Présentation de la séquence

Aveuglé par sa mégalomanie, Kane s’obstine à vouloir faire de Susan une grande cantatrice malgré son absence de talent, en passant outre les protestations de sa maîtresse.

Piste d’analyse
– la mise en scène du calvaire de Susan


Kane, figure tyrannique

Durant la scène de la querelle qui ouvre cette séquence, l’autoritarisme démiurgique de Kane est d’abord exprimé par ses gestes et ses propos : « Tu continueras ! », ordonne-t-il à Susan en déchirant rageusement les mauvaises critiques parues dans la presse. Mais surtout, son tempérament dominateur est relayé par des angles de prise de vue très prononcés : il est systématiquement filmé en contre-plongée, tandis que la jeune femme est corrélativement montrée en plongée, de surcroît dans une position agenouillée, ce qui ne fait qu’accentuer son état de soumission.

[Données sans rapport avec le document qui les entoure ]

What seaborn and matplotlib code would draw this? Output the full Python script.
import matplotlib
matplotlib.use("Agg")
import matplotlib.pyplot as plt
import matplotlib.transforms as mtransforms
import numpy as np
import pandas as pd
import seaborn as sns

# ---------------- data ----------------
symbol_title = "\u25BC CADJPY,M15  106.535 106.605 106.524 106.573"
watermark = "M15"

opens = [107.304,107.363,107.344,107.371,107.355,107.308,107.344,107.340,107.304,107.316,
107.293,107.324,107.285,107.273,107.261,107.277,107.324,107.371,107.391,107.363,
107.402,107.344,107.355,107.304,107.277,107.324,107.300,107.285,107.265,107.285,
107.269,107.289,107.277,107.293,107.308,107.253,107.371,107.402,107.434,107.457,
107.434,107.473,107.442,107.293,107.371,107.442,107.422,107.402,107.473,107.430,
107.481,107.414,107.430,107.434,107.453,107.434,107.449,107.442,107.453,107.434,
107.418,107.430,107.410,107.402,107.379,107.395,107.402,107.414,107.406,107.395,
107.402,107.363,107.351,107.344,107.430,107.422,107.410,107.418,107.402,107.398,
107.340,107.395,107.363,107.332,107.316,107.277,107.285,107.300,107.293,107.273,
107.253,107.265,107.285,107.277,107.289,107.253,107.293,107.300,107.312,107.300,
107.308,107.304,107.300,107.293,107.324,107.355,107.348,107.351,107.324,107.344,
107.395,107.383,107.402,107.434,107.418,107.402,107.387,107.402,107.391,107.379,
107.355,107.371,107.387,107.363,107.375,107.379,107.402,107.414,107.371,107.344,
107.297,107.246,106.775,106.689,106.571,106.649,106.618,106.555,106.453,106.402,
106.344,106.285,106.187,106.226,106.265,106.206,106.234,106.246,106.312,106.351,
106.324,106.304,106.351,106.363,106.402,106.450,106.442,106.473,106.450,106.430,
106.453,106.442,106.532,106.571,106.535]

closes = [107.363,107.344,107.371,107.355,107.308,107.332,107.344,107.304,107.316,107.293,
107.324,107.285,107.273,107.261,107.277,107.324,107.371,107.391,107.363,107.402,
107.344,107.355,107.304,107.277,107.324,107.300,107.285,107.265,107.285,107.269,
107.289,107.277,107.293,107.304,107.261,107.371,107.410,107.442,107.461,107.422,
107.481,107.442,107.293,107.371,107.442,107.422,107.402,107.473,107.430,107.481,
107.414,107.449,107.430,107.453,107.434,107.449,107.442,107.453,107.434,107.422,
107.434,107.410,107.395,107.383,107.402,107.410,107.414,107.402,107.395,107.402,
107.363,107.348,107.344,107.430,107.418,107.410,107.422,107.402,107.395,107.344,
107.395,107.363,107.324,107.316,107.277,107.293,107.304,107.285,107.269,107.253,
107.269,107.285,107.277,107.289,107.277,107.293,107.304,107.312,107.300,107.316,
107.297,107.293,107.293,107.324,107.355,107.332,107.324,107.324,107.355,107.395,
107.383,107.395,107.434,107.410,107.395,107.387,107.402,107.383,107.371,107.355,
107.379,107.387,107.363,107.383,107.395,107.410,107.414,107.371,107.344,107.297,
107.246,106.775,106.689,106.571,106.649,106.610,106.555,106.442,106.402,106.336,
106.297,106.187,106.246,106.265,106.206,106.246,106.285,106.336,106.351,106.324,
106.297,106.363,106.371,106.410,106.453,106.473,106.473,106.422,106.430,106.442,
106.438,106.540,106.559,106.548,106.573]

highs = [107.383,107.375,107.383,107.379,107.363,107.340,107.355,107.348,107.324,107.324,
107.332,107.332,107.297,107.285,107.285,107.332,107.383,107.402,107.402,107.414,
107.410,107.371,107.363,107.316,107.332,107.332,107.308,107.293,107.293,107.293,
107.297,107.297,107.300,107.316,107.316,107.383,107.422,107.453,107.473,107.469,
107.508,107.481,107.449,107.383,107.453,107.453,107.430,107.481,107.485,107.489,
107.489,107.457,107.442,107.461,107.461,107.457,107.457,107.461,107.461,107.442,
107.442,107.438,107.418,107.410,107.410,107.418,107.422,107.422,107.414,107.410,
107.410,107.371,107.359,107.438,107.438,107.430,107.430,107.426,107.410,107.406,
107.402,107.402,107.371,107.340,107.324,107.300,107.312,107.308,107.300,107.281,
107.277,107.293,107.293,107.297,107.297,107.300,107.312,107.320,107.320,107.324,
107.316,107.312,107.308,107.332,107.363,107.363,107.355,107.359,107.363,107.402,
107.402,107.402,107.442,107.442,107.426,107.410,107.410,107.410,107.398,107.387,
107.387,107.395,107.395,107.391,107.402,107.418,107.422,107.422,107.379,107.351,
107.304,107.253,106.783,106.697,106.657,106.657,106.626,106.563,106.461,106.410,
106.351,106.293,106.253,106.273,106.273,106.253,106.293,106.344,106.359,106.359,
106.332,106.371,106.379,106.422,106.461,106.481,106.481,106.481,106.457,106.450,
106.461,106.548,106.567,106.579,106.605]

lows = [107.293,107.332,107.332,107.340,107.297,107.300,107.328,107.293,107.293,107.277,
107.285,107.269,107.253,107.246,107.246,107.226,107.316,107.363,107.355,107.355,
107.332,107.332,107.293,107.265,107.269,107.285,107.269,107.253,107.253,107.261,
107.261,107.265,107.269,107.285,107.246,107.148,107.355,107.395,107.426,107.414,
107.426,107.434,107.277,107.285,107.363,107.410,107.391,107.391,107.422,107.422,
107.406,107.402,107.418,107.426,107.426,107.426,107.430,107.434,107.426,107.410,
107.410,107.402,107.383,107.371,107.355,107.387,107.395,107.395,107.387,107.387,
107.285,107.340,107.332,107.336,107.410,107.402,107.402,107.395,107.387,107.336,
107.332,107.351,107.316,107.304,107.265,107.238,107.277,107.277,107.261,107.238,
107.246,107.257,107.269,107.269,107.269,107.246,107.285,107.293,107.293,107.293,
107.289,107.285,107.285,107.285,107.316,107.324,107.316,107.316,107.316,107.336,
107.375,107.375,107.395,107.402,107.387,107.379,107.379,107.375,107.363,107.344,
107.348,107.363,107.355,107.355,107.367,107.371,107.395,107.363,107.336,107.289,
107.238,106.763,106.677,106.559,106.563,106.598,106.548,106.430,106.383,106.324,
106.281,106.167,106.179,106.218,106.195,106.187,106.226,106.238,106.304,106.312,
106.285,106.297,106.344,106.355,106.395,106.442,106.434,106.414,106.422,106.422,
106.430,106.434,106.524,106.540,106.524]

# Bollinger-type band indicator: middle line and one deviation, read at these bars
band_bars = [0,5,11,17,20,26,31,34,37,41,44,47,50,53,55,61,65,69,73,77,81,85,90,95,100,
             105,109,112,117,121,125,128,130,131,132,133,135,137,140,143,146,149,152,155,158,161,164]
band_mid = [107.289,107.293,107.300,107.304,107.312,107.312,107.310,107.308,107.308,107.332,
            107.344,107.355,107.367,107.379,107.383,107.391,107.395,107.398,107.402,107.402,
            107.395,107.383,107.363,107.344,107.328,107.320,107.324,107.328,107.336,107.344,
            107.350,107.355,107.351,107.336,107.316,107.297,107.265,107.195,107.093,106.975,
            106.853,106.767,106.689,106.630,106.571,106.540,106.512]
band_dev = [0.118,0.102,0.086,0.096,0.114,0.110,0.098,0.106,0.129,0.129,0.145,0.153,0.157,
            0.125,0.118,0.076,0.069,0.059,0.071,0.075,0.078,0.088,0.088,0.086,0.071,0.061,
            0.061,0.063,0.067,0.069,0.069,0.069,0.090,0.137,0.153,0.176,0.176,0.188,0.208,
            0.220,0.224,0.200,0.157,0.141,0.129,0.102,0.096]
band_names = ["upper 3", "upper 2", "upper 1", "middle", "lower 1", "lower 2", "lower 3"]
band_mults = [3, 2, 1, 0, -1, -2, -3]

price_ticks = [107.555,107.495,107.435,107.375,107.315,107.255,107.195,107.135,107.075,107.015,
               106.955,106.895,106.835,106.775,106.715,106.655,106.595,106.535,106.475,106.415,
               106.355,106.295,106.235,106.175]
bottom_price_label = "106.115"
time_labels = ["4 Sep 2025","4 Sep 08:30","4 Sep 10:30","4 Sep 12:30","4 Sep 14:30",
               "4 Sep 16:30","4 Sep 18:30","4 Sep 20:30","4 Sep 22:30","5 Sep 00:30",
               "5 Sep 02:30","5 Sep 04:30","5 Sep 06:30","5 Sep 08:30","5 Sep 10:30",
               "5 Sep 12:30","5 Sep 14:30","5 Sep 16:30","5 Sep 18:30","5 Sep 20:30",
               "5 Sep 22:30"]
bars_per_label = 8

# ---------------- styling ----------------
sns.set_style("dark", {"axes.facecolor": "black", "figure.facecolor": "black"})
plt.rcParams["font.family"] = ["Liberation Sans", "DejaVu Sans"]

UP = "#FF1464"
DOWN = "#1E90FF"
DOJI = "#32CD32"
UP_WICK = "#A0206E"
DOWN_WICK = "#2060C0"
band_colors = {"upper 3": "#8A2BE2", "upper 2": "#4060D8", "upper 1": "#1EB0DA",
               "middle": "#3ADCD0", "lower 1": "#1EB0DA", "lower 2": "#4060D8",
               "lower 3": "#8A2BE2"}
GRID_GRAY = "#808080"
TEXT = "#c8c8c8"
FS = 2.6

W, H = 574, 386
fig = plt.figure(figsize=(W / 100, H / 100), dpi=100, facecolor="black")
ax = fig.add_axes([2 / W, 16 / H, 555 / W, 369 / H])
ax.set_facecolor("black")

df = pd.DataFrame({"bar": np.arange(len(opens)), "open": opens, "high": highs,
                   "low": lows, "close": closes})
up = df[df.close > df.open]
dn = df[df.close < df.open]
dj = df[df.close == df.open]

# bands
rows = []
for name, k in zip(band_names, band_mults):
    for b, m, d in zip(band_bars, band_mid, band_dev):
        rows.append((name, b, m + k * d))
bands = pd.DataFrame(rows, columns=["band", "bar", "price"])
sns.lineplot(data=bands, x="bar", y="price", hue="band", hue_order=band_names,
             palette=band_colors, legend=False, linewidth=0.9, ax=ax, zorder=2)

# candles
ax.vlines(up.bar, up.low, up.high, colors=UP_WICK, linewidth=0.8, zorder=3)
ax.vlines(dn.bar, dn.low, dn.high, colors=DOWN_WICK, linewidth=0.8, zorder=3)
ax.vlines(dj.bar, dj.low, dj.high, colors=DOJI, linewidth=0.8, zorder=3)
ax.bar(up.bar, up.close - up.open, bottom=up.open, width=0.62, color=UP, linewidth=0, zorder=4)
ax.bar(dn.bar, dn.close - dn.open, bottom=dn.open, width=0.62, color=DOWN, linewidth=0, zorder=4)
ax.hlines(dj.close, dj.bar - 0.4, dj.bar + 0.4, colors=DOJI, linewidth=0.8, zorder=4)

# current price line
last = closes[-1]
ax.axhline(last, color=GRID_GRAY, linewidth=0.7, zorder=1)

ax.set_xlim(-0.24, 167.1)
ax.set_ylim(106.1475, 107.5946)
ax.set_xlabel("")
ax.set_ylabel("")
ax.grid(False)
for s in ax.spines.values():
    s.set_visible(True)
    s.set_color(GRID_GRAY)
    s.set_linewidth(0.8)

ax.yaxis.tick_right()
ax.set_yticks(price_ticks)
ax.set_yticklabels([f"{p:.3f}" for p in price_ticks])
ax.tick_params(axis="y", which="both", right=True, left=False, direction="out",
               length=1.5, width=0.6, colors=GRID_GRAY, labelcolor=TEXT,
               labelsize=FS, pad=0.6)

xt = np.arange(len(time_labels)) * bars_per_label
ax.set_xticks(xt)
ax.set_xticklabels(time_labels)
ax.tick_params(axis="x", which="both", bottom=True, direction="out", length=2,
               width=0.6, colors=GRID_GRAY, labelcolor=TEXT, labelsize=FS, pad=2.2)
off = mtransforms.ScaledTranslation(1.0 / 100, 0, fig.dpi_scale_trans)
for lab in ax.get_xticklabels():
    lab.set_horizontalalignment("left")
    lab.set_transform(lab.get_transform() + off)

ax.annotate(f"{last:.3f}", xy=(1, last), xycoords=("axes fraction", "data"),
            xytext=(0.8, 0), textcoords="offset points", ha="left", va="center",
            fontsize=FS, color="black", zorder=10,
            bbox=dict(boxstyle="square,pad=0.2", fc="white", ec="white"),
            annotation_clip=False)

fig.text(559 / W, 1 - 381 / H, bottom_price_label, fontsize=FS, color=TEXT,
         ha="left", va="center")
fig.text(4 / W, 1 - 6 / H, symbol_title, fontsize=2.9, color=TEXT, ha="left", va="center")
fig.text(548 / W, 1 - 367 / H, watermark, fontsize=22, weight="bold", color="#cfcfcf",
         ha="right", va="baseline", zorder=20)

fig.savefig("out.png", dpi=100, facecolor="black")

Au niveau de la composition visuelle, la suite de l’altercation entre les deux époux prend d’ailleurs une nature assez inquiétante. Jusqu’alors femme douce, tendre et malléable, Susan commence à se rebeller contre son « Créateur », qui prend l’allure d’un pygmalion négatif et ténébreux. Lorsqu’il s’approche d’elle pour la forcer à poursuivre sa tournée, il se transforme alors en une pure masse d’ombre « ogresque » qui avale littéralement le visage de la frêle Susan – laquelle s’en trouve impressionnée.


Une satire de la presse

La scène suivante prend la forme d’un « montage par épisodes », c’est-à-dire une succession rapide de courts fragments condensant un laps de temps relativement long. La tournée de Susan est ainsi relatée de manière elliptique par une série de plans brefs sur ses prestations scéniques, reliées entre elles par des fondus-enchaînés sur les manchettes de journaux faisant l’éloge du prétendu triomphe de la cantatrice.

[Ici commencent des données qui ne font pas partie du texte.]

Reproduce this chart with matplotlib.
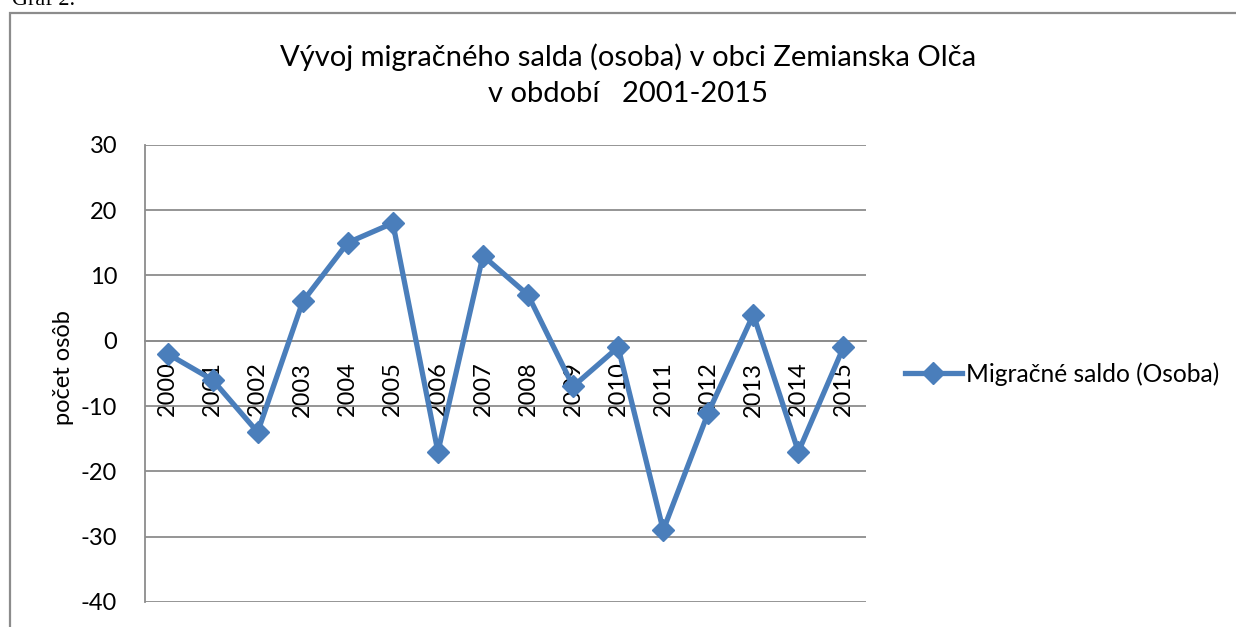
import matplotlib
matplotlib.use("Agg")
import matplotlib.pyplot as plt
from matplotlib.patches import Rectangle

years = ["2000", "2001", "2002", "2003", "2004", "2005", "2006", "2007",
         "2008", "2009", "2010", "2011", "2012", "2013", "2014", "2015"]
saldo = [-2, -6, -14, 6, 15, 18, -17, 13, 7, -7, -1, -29, -11, 4, -17, -1]
y_ticks = [-40, -30, -20, -10, 0, 10, 20, 30]

plt.rcParams['font.family'] = ['Lato', 'DejaVu Sans']
plt.rcParams['axes.unicode_minus'] = False

W, H = 1236, 627
fig = plt.figure(figsize=(W / 100, H / 100), dpi=100)
ax = fig.add_axes([145 / W, 1 - 602 / H, 721 / W, (602 - 144.7) / H])

blue = '#4A7EBB'
grey = '#8c8c8c'
x = list(range(len(years)))
ax.plot(x, saldo, color=blue, lw=3.8, marker='D', ms=11.5,
        mfc=blue, mec=blue, label='Migračné saldo (Osoba)', zorder=3)

ax.spines['bottom'].set_position(('data', 0))
ax.set_xlim(-0.5, len(years) - 0.5)
ax.set_ylim(-40, 30)
ax.set_yticks(y_ticks)
ax.set_xticks(x)
ax.set_xticklabels(years)
ax.grid(axis='y', color=grey, lw=1.3)
ax.set_axisbelow(True)
for s in ['top', 'right']:
    ax.spines[s].set_visible(False)
ax.spines['left'].set_color(grey)
ax.spines['left'].set_linewidth(1.3)
ax.spines['bottom'].set_color(grey)
ax.spines['bottom'].set_linewidth(1.3)
ax.tick_params(axis='y', length=0, pad=20, labelsize=17)
ax.tick_params(axis='x', length=0, pad=15, labelsize=17, labelrotation=90)

fig.text(628 / W, 1 - 75 / H,
         "Vývoj migračného salda (osoba) v obci Zemianska Olča\nv období   2001-2015",
         ha='center', va='center', multialignment='center', fontsize=21,
         linespacing=1.5)
fig.text(63 / W, 1 - 368 / H, "počet osôb", rotation=90,
         ha='center', va='center', fontsize=17)

ax.legend(loc='center left', bbox_to_anchor=(905 / W, 1 - 374 / H),
          bbox_transform=fig.transFigure, frameon=False, fontsize=17.7,
          handlelength=2.3, handletextpad=0.2, borderpad=0, borderaxespad=0)

# outer chart frame, cut off by the page on the right and bottom
fig.add_artist(Rectangle((10 / W, -0.1), 1.2, 1.1 - 13 / H,
                         transform=fig.transFigure, fill=False,
                         ec=grey, lw=1.6))
fig.text(12 / W, 1 + 9 / H, "Graf 2.", family='Liberation Serif',
         fontsize=16, va='top')

fig.savefig("out.png", dpi=100)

Welles en profite au passage pour dénoncer un certain type de presse qui se développe au début du vingtième siècle, et dont l’instigateur n’est autre que William Randolph Hearst, le grand patron ayant inspiré le personnage de Kane. Qualifiée à l’époque de « journalisme jaune », cette presse dévoyée développe un traitement sensationnel de l’actualité et n’hésite pas à fabriquer de fausses interviews ou à créer de toutes pièces de faux succès (comme ici), à des fins de manipulation de l’opinion publique.

L’Inquirer, le journal de Kane, est mobilisé dans ce but : monter en épingle le pseudo succès de cette pauvre Galatée qu’est Susan. Le montage par épisodes s’accélère à mesure des efforts toujours plus importants que la chanteuse doit fournir pour affronter les feux de la rampe, dont elle n’est que le pantin désaccordé. Feux de la rampe qui finissent par « claquer » en gros plan, au niveau visuel tout comme sur l’échelle sonore, exprimant le burn-out de Susan, qui tente ensuite de s’empoisonner avec des médicaments.

La tentative de suicide : une dramaturgie du plan-séquence

La grande virtuosité technique de ce célèbre plan n’a cependant rien de gratuit. En lieu et place d’un montage alterné traditionnel, montrant successivement Susan alitée et Kane tambourinant à la porte, Welles construit sa dramaturgie en termes d’étagement dans la profondeur de champ, dans le rapport entre l’avant-plan (le verre et le flacon de médicaments), le plan-médian (Susan allongée, respirant difficilement) et l’arrière-plan (la porte de la chambre que Kane essaye d’ouvrir). La composition de l’image suffit à nous faire comprendre la situation ; le regard du spectateur peut circuler librement à l’intérieur du cadre, ce qui développe une tension interne au plan. L’enjeu dramatique s’en trouve dès lors plus finement ancré : Kane est concrètement relégué dans le hors champ, il est placé en état d’infériorité et d’impuissance. Son échec avec Susan n’en est donc que plus patent.
À partir de ce moment s’amorce un long processus de destruction mutuelle pour les deux époux, qui vont vivre cloitrés à Xanadu, l’immense château en passe de se transformer en véritable tombeau.